Libby Hart’s poetry crosses diverse cultural worlds and physical locations. She often incorporates emotional landscapes into these settings in order to convey the human condition, and her work has strong links to nature as a theme.

Hart’s first poetry collection, Fresh News from the Arctic, underpins her preoccupations around place, memory, history, culture and mythology. She also gravitates toward threads and linkages to create layers of meaning. This is best conveyed through the lyrical and narrative work This Floating World, which essentially celebrates how we are connected to all things.

In This Floating World, the almost book-length title poem acts as a cycle of voices or oral map of Ireland. The reader is guided through this invocation of place via the intimate soliloquies of people, ghosts, animals, landscape and ocean. The wind and the rain largely dictate the direction this journey takes.

Poet and academic Prof David McCooey, judge of the 38th Age Book of the Year awards (Dinny O’Hearn Poetry Prize), wrote of This Floating World: “Others have presented Ireland as ghost-haunted and watery, but Hart’s version of that seems entirely original. Her landscape is peopled by enigmatic loners, full of desire and suspicious of speech. Hart’s pared-back diction, powerful metaphors and sense of atmosphere all combine to make this a gripping collection”. [McCooey, D., ‘The Pick of the Crop’, The Age, Life & Style supplement, 6 August 2011, p. 26.]

Libby Hart’s third collection of poetry, Wild, contemplates our ties to, and experience with, the world around us.

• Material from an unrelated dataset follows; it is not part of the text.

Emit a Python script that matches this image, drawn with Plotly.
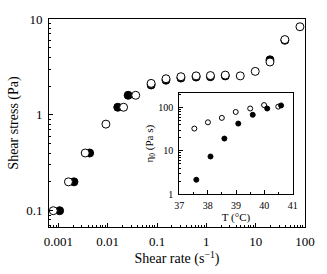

International in scope, Wild evokes notions of wonderment and wanderment chiefly via poems about animals, birds and migration (both human and nonhuman).

Wild was described by the judges of the 2015 New South Wales Premier’s Literary Awards (Assoc Prof Kim Chen Boey, Mr Peter Boyle and Dr Peter Minter) as a “powerful collection [that] is informed with the wonder and wild energy of a bestiary of familiar creatures made unfamiliar through Hart’s sinuous lyricism … Language in these poems works not simply as representation but as incantation, spell and offering”. [Boey, K. C. et al., 2015 New South Wales Premier’s Literary Awards Judges Report, State Library of New South Wales with Arts NSW, Sydney, 2015.]

In her most recent collection, Burn, Libby Hart confronts the emotional archaeology of the past and an Anthropocentric present. At the heart of this new collection is truth-telling and the act of honouring lived experience. Hart scrutinises power relationships, histories, trauma, vulnerability, strength, consequences and smouldering desires with a steadfast gaze. Burn is a passionate lament that bears witness to what illuminates and what destroys.